START

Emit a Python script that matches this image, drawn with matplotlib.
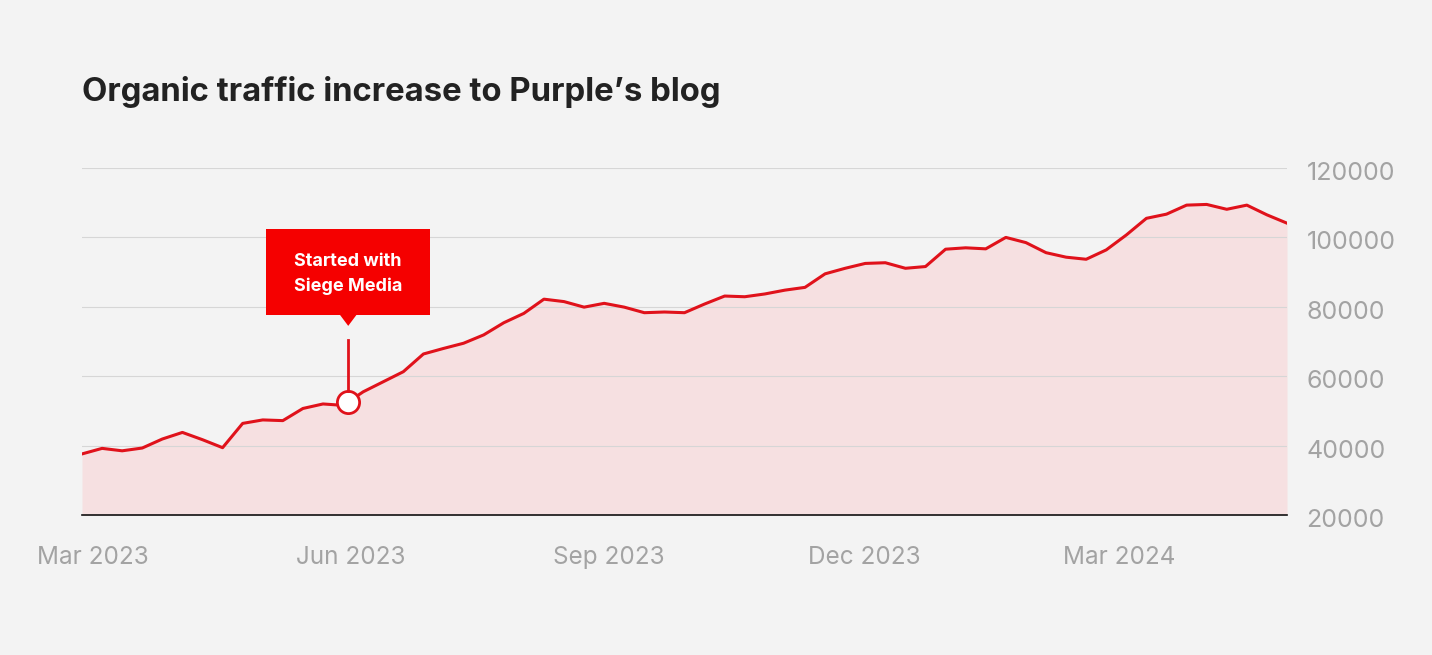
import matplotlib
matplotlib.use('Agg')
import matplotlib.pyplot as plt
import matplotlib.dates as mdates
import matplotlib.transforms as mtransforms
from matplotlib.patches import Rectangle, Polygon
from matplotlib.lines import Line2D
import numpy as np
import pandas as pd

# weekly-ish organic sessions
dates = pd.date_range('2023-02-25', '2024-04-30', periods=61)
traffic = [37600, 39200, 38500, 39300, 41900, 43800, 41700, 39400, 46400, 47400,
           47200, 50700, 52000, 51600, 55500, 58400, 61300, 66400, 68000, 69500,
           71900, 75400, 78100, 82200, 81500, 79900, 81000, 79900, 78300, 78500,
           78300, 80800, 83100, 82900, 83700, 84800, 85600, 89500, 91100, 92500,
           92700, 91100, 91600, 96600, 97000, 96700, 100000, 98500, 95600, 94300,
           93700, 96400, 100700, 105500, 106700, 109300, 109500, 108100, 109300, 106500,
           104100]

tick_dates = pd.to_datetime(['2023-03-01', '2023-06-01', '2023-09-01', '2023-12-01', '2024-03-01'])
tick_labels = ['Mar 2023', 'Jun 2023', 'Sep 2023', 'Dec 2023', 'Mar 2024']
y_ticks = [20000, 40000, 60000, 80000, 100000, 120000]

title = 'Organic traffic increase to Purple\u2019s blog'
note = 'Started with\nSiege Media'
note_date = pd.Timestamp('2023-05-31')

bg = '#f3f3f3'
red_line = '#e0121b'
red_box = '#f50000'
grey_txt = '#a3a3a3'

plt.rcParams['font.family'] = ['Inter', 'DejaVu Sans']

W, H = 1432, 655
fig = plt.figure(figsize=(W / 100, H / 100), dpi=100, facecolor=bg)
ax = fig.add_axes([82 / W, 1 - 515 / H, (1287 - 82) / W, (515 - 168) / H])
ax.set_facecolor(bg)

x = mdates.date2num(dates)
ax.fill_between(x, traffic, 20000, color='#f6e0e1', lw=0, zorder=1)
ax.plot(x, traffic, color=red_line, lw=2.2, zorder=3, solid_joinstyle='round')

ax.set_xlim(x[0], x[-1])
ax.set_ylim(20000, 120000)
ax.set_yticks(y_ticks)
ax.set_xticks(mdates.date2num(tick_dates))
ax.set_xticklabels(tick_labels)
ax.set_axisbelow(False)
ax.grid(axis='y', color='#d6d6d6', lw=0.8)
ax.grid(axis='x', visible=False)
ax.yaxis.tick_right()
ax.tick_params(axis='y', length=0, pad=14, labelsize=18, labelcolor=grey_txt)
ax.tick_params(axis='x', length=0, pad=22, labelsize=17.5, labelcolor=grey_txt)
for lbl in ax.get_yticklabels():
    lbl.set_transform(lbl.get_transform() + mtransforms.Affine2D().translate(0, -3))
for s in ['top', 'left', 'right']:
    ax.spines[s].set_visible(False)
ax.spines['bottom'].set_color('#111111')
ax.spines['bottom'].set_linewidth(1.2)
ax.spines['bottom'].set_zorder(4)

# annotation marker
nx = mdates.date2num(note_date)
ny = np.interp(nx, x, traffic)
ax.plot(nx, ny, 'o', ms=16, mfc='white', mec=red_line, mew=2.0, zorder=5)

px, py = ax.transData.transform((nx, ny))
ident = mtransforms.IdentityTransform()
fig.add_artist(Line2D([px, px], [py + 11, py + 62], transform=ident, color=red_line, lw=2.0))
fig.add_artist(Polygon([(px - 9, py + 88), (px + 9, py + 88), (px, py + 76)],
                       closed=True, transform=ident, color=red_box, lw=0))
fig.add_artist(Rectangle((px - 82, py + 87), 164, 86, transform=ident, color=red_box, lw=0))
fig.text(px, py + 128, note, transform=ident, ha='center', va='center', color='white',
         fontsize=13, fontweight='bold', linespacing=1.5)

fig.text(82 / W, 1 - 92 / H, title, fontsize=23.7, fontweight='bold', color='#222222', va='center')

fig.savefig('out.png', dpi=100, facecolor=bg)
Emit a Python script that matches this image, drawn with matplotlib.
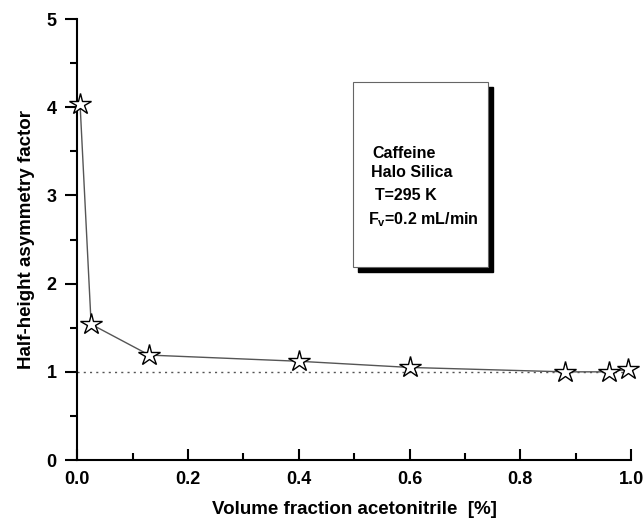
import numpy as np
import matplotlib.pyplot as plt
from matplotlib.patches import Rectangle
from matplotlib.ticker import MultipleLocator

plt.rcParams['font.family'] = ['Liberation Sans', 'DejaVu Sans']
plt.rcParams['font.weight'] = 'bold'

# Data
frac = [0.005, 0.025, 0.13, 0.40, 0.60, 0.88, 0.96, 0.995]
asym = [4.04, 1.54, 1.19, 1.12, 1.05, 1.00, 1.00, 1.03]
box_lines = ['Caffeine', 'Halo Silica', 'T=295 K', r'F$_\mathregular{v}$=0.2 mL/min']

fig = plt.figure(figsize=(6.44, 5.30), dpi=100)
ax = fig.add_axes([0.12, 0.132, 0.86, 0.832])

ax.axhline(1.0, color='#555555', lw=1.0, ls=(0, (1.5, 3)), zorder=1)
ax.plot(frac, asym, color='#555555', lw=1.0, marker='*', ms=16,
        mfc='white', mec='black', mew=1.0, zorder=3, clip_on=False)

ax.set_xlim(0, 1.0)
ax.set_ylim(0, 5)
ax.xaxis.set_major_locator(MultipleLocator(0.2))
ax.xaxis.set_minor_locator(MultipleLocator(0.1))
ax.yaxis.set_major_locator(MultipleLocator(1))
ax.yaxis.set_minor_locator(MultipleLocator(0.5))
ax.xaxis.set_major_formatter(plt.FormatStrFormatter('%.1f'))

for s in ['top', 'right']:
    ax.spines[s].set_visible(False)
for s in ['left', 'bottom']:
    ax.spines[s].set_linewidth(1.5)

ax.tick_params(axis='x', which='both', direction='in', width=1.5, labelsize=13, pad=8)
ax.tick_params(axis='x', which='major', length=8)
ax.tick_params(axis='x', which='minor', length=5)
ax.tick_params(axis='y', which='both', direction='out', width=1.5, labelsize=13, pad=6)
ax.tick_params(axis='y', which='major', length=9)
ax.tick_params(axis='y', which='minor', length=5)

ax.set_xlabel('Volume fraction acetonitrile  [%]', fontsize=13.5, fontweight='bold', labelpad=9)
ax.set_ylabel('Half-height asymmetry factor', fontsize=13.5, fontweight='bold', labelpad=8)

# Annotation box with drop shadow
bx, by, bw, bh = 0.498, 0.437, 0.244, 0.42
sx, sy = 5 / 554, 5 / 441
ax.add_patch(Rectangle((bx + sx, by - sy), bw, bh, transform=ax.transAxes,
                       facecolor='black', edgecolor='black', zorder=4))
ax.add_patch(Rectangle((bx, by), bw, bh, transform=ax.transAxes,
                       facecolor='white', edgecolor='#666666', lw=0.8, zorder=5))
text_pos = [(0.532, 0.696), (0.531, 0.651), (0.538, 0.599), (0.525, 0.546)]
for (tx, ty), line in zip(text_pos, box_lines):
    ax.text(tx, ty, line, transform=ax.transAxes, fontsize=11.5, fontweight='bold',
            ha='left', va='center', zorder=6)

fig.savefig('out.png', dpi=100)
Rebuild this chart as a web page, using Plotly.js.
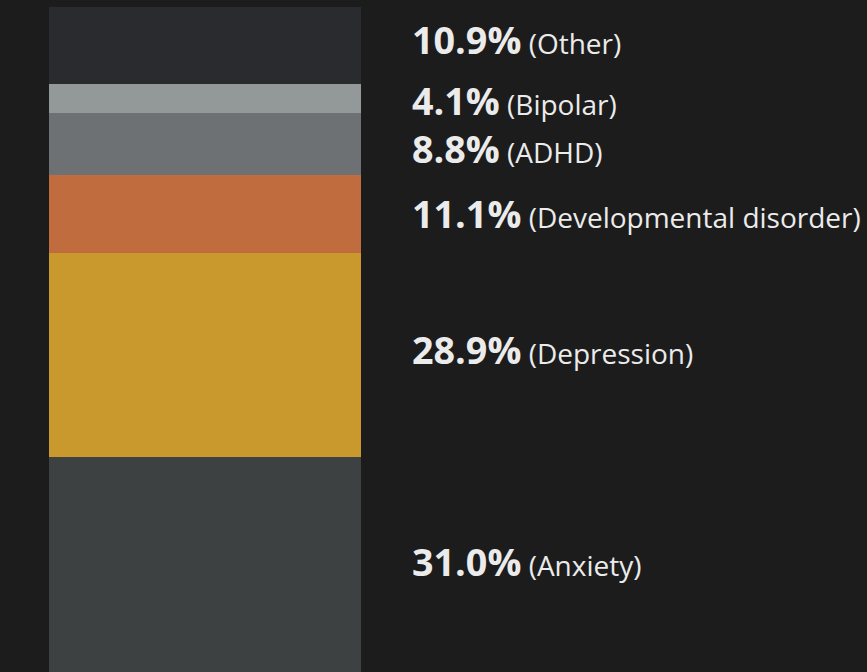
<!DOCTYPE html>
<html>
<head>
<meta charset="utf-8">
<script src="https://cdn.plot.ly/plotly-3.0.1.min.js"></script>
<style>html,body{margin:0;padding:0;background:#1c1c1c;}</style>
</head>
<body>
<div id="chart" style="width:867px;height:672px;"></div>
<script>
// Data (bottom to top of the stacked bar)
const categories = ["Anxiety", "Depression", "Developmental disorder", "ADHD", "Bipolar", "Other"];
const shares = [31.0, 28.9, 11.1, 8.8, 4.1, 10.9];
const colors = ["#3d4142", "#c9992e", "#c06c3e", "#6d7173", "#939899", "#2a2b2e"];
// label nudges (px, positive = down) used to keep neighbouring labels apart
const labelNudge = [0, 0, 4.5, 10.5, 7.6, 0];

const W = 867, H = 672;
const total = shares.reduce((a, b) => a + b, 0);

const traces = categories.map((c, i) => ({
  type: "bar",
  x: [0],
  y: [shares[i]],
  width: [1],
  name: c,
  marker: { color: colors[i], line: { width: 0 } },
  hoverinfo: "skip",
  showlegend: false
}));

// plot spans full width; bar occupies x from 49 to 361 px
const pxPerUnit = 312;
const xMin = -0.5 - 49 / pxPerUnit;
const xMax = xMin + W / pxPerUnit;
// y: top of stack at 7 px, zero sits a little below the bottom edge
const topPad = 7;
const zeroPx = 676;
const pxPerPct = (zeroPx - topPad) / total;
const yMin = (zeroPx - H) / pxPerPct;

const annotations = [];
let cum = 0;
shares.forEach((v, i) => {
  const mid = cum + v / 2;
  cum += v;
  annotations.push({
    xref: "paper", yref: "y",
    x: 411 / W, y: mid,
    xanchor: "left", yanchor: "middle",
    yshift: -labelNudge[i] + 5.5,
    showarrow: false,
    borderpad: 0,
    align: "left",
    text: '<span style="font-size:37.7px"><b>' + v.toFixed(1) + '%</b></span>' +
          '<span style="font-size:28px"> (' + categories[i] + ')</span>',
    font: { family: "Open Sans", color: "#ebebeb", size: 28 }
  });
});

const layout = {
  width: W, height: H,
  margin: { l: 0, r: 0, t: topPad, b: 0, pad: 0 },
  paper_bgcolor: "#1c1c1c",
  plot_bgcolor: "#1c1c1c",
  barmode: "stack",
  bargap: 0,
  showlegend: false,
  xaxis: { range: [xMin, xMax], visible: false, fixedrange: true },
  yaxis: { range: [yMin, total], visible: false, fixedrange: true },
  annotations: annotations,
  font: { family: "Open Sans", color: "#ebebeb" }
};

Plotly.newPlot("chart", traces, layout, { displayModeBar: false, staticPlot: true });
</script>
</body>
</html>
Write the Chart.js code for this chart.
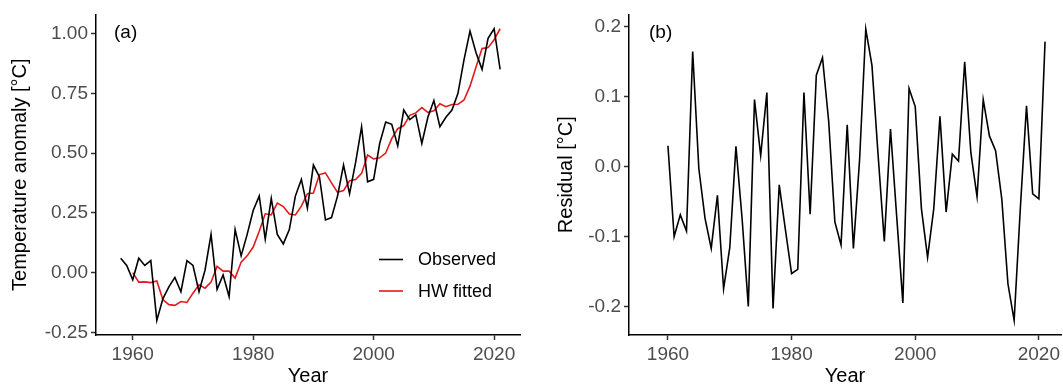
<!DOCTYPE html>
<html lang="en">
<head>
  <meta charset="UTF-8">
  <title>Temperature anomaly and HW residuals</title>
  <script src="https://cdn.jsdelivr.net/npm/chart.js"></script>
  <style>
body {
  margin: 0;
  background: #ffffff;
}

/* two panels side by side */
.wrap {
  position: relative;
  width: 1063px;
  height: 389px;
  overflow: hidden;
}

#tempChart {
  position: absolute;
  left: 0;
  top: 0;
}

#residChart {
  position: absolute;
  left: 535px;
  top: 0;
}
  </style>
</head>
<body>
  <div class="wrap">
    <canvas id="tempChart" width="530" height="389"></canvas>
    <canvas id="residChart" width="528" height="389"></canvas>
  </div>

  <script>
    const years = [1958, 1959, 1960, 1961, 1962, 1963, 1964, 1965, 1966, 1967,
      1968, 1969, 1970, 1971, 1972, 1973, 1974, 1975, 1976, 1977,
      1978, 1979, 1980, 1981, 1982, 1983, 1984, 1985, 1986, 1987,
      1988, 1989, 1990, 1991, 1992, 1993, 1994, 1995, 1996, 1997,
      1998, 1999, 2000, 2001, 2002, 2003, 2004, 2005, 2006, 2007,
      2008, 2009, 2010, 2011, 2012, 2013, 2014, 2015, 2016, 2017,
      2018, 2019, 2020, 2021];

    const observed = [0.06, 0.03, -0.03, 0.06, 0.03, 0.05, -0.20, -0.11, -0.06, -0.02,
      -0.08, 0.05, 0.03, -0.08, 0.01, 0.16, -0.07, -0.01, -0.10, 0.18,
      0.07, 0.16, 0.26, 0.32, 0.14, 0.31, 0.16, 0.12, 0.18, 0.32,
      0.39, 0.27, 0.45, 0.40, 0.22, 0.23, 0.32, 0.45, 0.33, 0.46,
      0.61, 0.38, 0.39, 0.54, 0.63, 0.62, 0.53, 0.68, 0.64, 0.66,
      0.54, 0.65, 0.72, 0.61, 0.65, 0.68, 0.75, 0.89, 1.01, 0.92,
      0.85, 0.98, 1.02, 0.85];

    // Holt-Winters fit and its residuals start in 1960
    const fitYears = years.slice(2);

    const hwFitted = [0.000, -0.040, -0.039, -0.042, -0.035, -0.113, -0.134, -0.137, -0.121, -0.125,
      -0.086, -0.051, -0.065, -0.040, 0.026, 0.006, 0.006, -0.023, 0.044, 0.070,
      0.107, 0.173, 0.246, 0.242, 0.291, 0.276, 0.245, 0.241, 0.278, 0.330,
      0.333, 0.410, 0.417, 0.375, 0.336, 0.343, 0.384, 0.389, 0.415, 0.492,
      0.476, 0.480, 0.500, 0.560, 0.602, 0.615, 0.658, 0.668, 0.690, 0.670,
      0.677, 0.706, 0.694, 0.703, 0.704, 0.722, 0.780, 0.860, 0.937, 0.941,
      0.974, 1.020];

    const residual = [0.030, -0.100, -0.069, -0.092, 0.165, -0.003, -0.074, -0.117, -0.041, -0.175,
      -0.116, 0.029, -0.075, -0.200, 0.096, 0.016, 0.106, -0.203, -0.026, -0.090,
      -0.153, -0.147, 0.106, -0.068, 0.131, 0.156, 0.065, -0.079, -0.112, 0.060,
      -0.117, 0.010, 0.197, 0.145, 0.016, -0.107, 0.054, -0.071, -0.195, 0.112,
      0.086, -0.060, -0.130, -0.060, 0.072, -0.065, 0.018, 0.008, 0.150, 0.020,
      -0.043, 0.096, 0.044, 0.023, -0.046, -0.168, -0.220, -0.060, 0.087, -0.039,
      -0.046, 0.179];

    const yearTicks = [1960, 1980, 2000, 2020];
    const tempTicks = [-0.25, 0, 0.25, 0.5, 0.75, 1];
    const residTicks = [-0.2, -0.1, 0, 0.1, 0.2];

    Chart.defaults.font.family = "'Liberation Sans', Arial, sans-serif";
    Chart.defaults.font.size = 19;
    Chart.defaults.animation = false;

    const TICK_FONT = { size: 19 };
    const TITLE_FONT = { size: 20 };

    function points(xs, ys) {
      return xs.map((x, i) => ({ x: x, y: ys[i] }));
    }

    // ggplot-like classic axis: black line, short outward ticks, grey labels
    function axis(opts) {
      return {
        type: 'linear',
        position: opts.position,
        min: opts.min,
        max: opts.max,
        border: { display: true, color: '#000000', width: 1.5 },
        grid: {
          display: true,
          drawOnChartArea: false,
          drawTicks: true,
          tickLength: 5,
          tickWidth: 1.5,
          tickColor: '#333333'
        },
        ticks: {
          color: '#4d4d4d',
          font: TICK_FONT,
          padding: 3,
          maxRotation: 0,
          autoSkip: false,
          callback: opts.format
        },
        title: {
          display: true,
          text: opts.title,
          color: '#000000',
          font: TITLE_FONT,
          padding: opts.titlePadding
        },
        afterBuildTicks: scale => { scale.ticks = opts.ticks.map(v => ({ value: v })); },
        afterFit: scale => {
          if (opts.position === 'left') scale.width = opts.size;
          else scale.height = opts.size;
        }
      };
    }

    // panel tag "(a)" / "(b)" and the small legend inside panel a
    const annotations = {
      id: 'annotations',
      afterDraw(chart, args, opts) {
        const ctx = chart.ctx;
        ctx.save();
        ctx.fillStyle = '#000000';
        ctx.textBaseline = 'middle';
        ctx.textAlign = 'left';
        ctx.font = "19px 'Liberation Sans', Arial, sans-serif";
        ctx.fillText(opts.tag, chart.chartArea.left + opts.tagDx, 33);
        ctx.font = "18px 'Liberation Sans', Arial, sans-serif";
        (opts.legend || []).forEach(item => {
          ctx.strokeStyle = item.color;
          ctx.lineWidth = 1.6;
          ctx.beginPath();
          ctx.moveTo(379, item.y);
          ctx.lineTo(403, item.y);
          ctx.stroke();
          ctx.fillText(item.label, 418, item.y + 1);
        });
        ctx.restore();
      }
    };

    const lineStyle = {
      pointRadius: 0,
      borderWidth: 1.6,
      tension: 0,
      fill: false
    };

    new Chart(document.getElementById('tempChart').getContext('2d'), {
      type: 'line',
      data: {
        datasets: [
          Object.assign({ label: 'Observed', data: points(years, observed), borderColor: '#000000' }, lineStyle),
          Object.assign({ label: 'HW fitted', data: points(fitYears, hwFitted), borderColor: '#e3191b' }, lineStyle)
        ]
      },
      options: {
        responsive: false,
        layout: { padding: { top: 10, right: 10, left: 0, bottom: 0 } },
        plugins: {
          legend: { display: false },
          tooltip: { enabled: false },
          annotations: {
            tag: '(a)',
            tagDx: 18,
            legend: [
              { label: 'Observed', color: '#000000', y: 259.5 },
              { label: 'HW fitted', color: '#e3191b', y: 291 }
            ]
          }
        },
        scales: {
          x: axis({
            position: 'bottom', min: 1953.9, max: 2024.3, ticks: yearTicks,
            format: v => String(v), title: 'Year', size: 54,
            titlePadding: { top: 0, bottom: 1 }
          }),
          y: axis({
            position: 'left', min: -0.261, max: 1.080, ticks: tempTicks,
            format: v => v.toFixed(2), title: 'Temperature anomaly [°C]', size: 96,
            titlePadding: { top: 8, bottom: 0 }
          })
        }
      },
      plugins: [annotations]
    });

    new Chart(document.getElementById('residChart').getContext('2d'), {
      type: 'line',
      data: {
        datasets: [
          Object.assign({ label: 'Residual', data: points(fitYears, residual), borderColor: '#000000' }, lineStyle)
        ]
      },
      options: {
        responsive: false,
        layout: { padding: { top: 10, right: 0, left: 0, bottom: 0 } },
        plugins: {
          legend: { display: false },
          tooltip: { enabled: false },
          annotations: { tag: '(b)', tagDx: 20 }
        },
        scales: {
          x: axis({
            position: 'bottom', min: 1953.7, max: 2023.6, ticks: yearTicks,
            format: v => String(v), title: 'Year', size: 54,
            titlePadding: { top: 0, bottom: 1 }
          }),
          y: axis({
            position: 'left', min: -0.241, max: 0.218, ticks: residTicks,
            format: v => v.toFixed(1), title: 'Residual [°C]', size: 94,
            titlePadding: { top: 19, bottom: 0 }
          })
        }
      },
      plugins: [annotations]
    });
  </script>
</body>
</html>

END

• _Written task_
Exactly reproduce the stretch that starts at the line containing "Write the Chart.js code for this chart." and ends at the line containing "2018, 2019, 2020, 2021];", both ends included; leave any pictures out.

• _Full response_
Write the Chart.js code for this chart.
<!DOCTYPE html>
<html lang="en">
<head>
  <meta charset="UTF-8">
  <title>Temperature anomaly and HW residuals</title>
  <script src="https://cdn.jsdelivr.net/npm/chart.js"></script>
  <style>
body {
  margin: 0;
  background: #ffffff;
}

/* two panels side by side */
.wrap {
  position: relative;
  width: 1063px;
  height: 389px;
  overflow: hidden;
}

#tempChart {
  position: absolute;
  left: 0;
  top: 0;
}

#residChart {
  position: absolute;
  left: 535px;
  top: 0;
}
  </style>
</head>
<body>
  <div class="wrap">
    <canvas id="tempChart" width="530" height="389"></canvas>
    <canvas id="residChart" width="528" height="389"></canvas>
  </div>

  <script>
    const years = [1958, 1959, 1960, 1961, 1962, 1963, 1964, 1965, 1966, 1967,
      1968, 1969, 1970, 1971, 1972, 1973, 1974, 1975, 1976, 1977,
      1978, 1979, 1980, 1981, 1982, 1983, 1984, 1985, 1986, 1987,
      1988, 1989, 1990, 1991, 1992, 1993, 1994, 1995, 1996, 1997,
      1998, 1999, 2000, 2001, 2002, 2003, 2004, 2005, 2006, 2007,
      2008, 2009, 2010, 2011, 2012, 2013, 2014, 2015, 2016, 2017,
      2018, 2019, 2020, 2021];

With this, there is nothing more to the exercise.